**Aim of the exercise**
Find the word "drawn" in the data. Return every line where it appears.

* begin Data excerpt *

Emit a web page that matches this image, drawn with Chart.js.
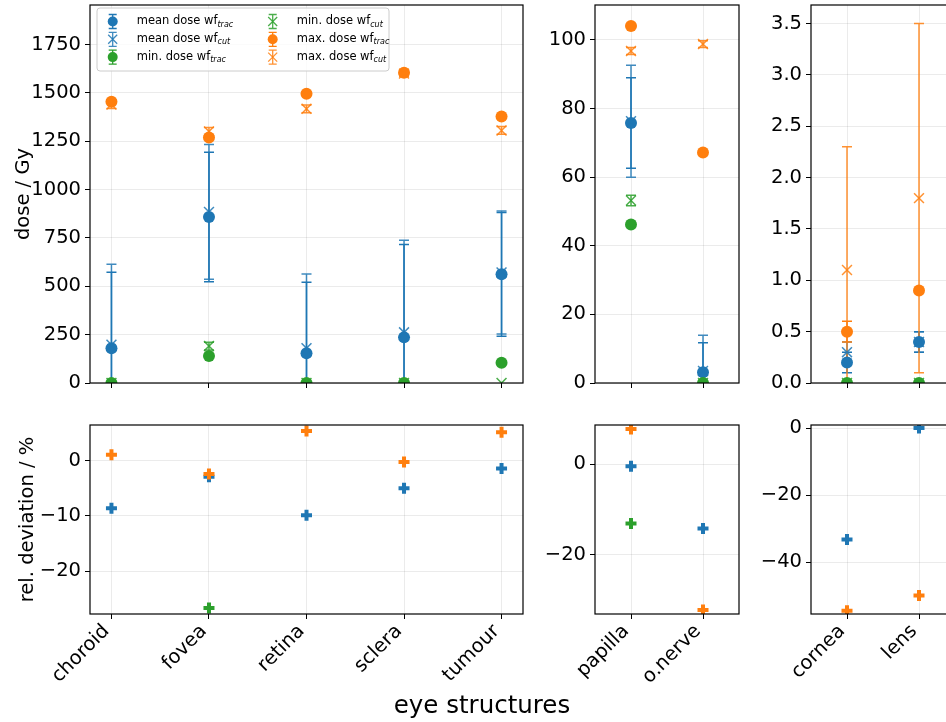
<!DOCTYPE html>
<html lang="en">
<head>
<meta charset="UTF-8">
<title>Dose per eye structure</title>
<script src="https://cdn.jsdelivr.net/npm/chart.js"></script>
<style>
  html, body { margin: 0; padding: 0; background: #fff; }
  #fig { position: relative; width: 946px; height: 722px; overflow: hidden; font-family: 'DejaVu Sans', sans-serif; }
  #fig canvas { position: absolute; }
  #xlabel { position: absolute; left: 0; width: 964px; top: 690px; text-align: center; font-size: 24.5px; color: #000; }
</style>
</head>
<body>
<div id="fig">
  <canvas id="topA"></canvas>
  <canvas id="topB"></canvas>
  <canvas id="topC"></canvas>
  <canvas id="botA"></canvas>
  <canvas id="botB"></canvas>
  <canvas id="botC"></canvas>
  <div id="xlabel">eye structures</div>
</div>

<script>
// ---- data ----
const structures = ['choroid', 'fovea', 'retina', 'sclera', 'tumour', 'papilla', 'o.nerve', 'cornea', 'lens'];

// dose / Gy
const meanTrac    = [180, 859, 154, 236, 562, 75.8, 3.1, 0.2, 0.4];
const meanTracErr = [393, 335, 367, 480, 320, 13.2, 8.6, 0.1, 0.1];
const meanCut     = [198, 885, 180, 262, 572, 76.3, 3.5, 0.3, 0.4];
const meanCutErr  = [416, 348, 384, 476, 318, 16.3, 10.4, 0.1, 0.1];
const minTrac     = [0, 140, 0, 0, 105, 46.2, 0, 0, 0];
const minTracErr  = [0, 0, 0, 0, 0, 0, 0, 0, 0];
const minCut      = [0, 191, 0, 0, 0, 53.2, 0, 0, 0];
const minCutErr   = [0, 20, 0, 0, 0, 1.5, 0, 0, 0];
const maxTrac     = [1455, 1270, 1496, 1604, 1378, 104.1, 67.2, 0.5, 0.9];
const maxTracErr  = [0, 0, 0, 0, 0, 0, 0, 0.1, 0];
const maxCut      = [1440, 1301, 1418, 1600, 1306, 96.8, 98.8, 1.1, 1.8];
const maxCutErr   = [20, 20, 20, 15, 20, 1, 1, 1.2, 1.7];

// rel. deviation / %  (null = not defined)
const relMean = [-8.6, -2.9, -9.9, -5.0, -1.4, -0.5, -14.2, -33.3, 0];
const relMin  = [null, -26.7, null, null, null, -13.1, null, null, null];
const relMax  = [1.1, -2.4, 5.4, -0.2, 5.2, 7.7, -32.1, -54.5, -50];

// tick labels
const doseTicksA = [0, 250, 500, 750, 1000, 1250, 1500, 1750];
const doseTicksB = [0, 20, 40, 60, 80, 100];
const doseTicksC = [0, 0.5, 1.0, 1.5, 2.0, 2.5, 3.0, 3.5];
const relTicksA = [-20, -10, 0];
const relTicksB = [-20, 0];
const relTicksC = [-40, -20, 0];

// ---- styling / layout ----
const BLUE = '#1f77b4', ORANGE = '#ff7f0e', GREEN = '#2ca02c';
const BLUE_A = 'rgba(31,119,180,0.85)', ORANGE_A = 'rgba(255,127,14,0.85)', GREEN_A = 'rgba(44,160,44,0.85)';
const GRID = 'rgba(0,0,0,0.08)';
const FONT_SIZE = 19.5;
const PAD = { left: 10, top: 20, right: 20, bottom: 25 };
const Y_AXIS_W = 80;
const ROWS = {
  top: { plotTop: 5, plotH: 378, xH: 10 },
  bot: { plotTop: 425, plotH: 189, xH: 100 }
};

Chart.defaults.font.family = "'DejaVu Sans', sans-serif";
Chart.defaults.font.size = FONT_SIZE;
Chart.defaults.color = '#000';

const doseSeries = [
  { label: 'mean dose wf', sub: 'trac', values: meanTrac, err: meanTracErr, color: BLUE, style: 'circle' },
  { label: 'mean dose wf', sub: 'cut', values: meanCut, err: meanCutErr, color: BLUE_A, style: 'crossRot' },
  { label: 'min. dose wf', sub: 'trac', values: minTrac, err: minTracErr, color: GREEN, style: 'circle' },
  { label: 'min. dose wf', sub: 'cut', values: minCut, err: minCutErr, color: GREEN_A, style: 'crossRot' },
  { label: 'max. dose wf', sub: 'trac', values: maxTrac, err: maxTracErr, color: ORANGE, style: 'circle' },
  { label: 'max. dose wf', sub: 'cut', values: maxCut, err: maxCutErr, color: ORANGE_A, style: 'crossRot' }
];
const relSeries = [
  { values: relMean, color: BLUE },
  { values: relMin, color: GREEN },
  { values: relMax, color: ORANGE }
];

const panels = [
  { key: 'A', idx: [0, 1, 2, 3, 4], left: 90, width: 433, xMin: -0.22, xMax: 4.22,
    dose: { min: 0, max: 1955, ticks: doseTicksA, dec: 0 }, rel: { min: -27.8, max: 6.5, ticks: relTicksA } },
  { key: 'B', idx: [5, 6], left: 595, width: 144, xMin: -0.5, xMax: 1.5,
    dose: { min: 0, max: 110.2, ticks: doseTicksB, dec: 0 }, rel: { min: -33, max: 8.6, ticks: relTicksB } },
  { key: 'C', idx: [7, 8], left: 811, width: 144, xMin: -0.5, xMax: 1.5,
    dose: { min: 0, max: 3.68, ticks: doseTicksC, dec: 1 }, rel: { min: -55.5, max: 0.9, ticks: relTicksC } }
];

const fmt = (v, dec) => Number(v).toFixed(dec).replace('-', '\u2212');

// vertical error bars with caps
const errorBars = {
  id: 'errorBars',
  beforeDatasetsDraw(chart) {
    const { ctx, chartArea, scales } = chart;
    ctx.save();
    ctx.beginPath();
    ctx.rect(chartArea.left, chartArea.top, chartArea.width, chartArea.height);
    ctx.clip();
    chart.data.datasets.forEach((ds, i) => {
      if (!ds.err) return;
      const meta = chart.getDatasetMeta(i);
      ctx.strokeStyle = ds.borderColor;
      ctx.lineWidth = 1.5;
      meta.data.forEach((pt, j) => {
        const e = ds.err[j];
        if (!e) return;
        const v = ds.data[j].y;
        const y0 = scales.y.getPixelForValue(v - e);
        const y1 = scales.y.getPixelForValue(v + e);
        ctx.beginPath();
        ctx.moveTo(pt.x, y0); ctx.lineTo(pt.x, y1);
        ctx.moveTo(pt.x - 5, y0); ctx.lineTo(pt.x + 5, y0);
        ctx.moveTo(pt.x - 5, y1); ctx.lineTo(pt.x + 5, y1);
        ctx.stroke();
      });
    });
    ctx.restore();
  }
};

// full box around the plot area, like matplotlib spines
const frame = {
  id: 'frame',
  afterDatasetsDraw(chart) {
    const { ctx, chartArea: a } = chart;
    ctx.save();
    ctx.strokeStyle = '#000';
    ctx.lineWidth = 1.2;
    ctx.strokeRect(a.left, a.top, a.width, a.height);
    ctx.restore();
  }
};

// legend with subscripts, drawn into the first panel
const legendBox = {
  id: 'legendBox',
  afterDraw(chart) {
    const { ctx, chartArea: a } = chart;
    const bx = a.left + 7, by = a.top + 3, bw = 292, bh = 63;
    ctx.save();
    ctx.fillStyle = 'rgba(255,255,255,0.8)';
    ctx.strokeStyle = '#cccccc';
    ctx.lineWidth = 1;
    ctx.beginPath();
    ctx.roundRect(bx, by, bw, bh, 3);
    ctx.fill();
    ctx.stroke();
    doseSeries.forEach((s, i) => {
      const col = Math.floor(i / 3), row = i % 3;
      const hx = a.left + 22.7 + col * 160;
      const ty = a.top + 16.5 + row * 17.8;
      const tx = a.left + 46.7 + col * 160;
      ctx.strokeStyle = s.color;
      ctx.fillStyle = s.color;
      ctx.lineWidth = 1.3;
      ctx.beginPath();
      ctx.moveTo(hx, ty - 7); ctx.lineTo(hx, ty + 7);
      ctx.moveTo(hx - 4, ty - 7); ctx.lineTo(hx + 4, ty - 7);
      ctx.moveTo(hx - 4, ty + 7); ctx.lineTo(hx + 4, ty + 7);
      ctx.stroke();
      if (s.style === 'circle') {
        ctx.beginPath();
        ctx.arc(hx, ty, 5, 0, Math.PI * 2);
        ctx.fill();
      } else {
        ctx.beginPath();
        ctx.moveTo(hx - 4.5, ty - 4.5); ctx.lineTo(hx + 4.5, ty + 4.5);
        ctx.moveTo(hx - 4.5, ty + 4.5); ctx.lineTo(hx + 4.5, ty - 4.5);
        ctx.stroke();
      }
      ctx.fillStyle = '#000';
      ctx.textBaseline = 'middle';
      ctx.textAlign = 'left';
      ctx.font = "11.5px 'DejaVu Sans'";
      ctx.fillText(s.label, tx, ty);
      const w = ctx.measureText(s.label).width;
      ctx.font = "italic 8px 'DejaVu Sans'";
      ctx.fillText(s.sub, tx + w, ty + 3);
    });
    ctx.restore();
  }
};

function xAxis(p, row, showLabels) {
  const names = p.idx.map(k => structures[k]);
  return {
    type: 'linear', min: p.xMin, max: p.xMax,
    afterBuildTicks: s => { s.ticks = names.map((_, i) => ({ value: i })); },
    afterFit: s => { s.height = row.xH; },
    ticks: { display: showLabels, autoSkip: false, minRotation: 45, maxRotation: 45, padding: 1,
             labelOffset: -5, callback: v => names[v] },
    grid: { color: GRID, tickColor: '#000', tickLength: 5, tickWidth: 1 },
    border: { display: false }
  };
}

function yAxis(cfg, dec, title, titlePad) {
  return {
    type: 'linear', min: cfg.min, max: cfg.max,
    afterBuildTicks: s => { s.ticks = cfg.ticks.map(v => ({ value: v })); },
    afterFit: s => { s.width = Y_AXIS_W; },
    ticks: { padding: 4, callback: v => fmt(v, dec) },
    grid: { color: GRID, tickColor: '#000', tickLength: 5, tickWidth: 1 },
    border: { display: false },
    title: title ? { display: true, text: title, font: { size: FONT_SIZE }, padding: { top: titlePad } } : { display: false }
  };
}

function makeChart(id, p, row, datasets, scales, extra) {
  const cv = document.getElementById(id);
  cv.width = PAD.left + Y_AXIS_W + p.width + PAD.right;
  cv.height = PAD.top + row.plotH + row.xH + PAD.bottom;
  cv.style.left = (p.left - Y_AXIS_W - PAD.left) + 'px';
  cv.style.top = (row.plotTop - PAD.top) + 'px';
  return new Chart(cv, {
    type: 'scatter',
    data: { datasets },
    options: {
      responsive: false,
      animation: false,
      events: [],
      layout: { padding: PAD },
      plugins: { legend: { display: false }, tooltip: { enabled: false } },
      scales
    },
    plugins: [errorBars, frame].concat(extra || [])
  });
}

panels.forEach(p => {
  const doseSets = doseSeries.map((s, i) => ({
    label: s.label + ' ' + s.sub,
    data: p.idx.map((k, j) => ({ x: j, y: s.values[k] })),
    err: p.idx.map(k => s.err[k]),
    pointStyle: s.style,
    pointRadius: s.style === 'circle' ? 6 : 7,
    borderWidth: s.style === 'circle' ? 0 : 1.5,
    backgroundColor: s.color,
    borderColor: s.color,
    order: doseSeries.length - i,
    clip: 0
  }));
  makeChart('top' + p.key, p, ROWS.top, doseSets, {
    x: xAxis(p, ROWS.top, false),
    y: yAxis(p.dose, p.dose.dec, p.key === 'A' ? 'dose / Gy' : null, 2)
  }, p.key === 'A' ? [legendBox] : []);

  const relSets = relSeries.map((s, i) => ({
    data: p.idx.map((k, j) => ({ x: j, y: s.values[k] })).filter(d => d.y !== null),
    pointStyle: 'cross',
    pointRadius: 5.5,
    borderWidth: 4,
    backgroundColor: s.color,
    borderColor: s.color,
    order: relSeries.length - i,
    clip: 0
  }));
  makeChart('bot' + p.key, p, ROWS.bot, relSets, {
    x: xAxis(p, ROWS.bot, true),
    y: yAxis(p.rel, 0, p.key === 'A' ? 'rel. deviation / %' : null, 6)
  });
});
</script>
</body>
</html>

* end Data excerpt *

**The answer**
Emit a web page that matches this image, drawn with Chart.js.
// legend with subscripts, drawn into the first panel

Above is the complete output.